题 目：Bacteria near surfaces
报告人：胡晶磊（南京大学）
时 间：12月7日（周三），下午3:00-4:00
地 点：第一实验楼423会议室

Abstract：Flagellated bacteria such as E. coli swim along circular trajectories adjacent to surfaces. For instance, the non-tumbling mutant of E. coli swims in a clockwise trajectory near a solid boundary [1] and a counterclockwise trajectory near a liquid-air interface [2]. We develop a bacterium model [3] with a spherocylindrical body propelled by a bundle of rotating helical flagella, which can quantitatively reproduce the experimental results of swimming E. coli.
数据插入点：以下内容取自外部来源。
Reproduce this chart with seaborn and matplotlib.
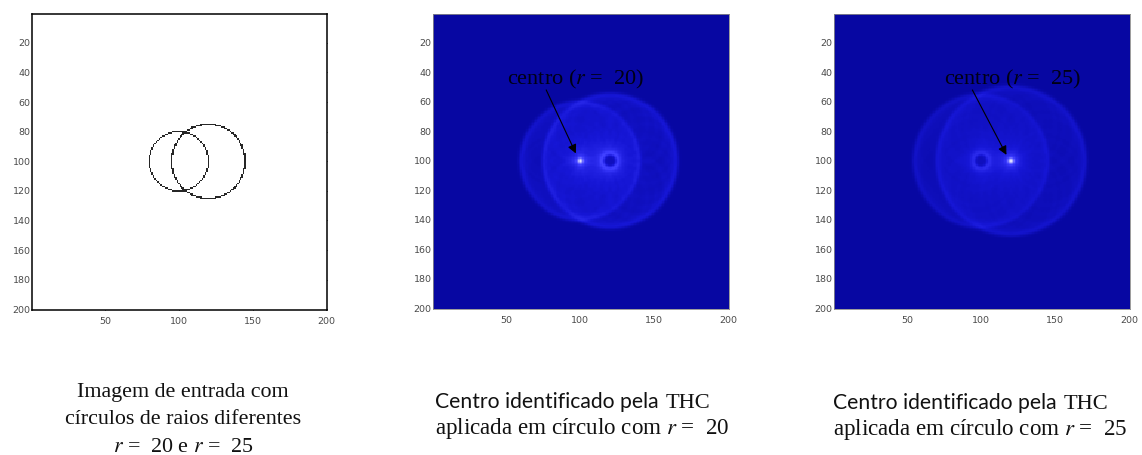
import numpy as np
import matplotlib.pyplot as plt
import seaborn as sns
from matplotlib.colors import LinearSegmentedColormap, PowerNorm

# input image: 200x200 with two circles
img_size = 200
circle_x = [100, 120]
circle_y = [100, 100]
circle_r = [20, 25]

# radius searched by the circular Hough transform (THC) in panels 2 and 3
search_r = [20, 25]
peak_labels = ['centro ($r$ =  20)', 'centro ($r$ =  25)']

x_ticks = [50, 100, 150, 200]
y_ticks = [20, 40, 60, 80, 100, 120, 140, 160, 180, 200]

caption_1 = ['Imagem de entrada com', 'círculos de raios diferentes', '$r$ =  20 e $r$ =  25']
caption_sans = 'Centro identificado pela'
caption_serif = 'THC'
caption_2 = ['aplicada em círculo com $r$ =  20', 'aplicada em círculo com $r$ =  25']

sns.set_theme(style='white')
plt.rcParams['font.family'] = ['Liberation Serif', 'DejaVu Serif']
plt.rcParams['mathtext.fontset'] = 'stix'

# rasterised circle edges (MATLAB style 1-based pixel coords)
cols, rows = np.meshgrid(np.arange(1, img_size + 1), np.arange(1, img_size + 1))
edges = np.zeros((img_size, img_size))
for cx, cy, r in zip(circle_x, circle_y, circle_r):
    d = np.hypot(cols - cx, rows - cy)
    edges[np.abs(d - r) < 0.5] = 1


# Hough accumulator for a fixed radius
def hough(edge_img, radius):
    ey, ex = np.nonzero(edge_img)
    theta = np.linspace(0, 2 * np.pi, 360, endpoint=False)
    a = np.rint(ex[:, None] - radius * np.cos(theta)[None, :]).astype(int).ravel()
    b = np.rint(ey[:, None] - radius * np.sin(theta)[None, :]).astype(int).ravel()
    ok = (a >= 0) & (a < img_size) & (b >= 0) & (b < img_size)
    acc = np.zeros((img_size, img_size))
    np.add.at(acc, (b[ok], a[ok]), 1)
    # slight softening, the original figure is a blurry screenshot
    k = np.exp(-0.5 * (np.arange(-4, 5) / 1.0) ** 2)
    k /= k.sum()
    acc = np.apply_along_axis(lambda v: np.convolve(v, k, mode='same'), 0, acc)
    acc = np.apply_along_axis(lambda v: np.convolve(v, k, mode='same'), 1, acc)
    return acc


blue_map = LinearSegmentedColormap.from_list(
    'thc', [(0.0, '#0707a2'), (0.25, '#1616d6'), (0.5, '#3c3cff'),
            (0.8, '#9494ff'), (1.0, '#dedeff')])

W, H = 1142, 455
fig = plt.figure(figsize=(W / 100, H / 100), dpi=100)
fig.patch.set_facecolor('white')

boxes = [(32, 14, 295, 296), (433, 14, 296, 295), (834, 14, 296, 295)]
axes = []
for (x0, y0, w, h) in boxes:
    axes.append(fig.add_axes([x0 / W, 1 - (y0 + h) / H, w / W, h / H]))

# panel 1: input image
sns.heatmap(edges, ax=axes[0], cmap=['white', '#262626'], cbar=False,
            xticklabels=False, yticklabels=False, rasterized=True)

# panels 2-3: accumulators
for ax, r in zip(axes[1:], search_r):
    acc = hough(edges, r)
    sns.heatmap(acc, ax=ax, cmap=blue_map, cbar=False,
                norm=PowerNorm(gamma=0.65, vmin=0, vmax=acc.max()),
                xticklabels=False, yticklabels=False, rasterized=True)

for i, ax in enumerate(axes):
    ax.set_aspect('auto')
    ax.set_xlim(0, img_size)
    ax.set_ylim(img_size, 0)
    ax.set_xticks([v - 0.5 for v in x_ticks])
    ax.set_xticklabels([str(v) for v in x_ticks])
    ax.set_yticks([v - 0.5 for v in y_ticks])
    ax.set_yticklabels([str(v) for v in y_ticks])
    for lab in ax.get_xticklabels() + ax.get_yticklabels():
        lab.set_family('DejaVu Sans')
        lab.set_fontsize(6.8)
        lab.set_color('#4a4a4a')
    for s in ax.spines.values():
        s.set_visible(True)
        s.set_color('black' if i == 0 else '#8a8a8a')
        s.set_linewidth(1.1 if i == 0 else 0.6)
    if i == 0:
        ax.tick_params(direction='in', length=3, width=0.7, color='black',
                       top=True, right=True, bottom=True, left=True)
    else:
        ax.tick_params(length=0)
    ax.tick_params(axis='x', pad=5)
    ax.tick_params(axis='y', pad=1)

# peak annotations
text_xy = [(97, 45), (121, 45)]
tails = [(77, 52), (94, 52)]
heads = [(97, 95), (117, 96)]
for ax, lab, txy, tl, hd in zip(axes[1:], peak_labels, text_xy, tails, heads):
    ax.text(txy[0] - 0.5, txy[1] - 0.5, lab, ha='center', va='center',
            fontsize=16, color='#000014')
    ax.annotate('', xy=(hd[0] - 0.5, hd[1] - 0.5), xytext=(tl[0] - 0.5, tl[1] - 0.5),
                arrowprops=dict(arrowstyle='-|>', color='black', lw=0.8,
                                mutation_scale=13, shrinkA=0, shrinkB=0))


# captions under the panels (pixel positions, baseline aligned)
def px(x, y):
    return x / W, 1 - y / H


for line, yb in zip(caption_1, [397, 424, 452]):
    fig.text(*px(183, yb), line, ha='center', va='baseline', fontsize=15.8, color='#111111')

fig.canvas.draw()
rend = fig.canvas.get_renderer()
for x_left, yb1, yb2, line2 in zip([435, 833], [408, 409], [434, 435], caption_2):
    t = fig.text(*px(x_left, yb1), caption_sans, ha='left', va='baseline',
                 fontsize=15.2, color='#111111', family=['Lato', 'DejaVu Sans'])
    bb = t.get_window_extent(renderer=rend)
    fig.text(bb.x1 / W + 7 / W, 1 - yb1 / H, caption_serif, ha='left', va='baseline',
             fontsize=16.2, color='#111111')
    fig.text(*px(x_left, yb2), line2, ha='left', va='baseline', fontsize=16.6, color='#111111')

fig.savefig('out.png', dpi=100)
We employ mesoscale hydrodynamics simulations [4] of such model bacteria to investigate the near-surface swimming behaviour. Combining with theoretical calculations of the hydrodynamic forces on the bacteria, we show how the curvature of radius of the circular trajectory depends quantitatively on the slip length of the surface. We find that the cell is sensitive to nanoscale changes in the surface slip length [5]. The results are employed to propose a novel approach to directing bacterial motion on striped surfaces with different slip lengths, which implies anisotropic transport of bacteria as demonstrated from simulations of active Brownian rods.

References

1.E. Lauga, W. R. DiLuzio, G. M. Whitesides, and H. A. Stone, Biophys. J. 90, 400 (2006).

2.R. Di Leonard, D. Dell’ Arciprete, L. Angelani, and V. Iebba, Phys. Rev. Lett. 106, 038101 (2011).

3.J. Hu, M. Yang, G. Gompper, and R. G. Winkler, Soft Matter 11, 7843 (2015). 

4.G. Gompper, T. Ihle, D. M. Kroll, and R. G. Winkler, Adv. Polym. Sci. 221, 1 (2009).

5.J. Hu, A. Wysocki, R. G. Winkler, and G. Gompper, Sci. Rep. 5, 9586 (2015).

Short Bio：胡晶磊教授毕业于南京大学，2008-2014年分别在德国Max-Planck Institute of Colloids & Interfaces, Juelich Research Center从事博士后研究，2014年加入南京大学。主要从事Microswimmers, 大肠杆菌等动力学行为研究。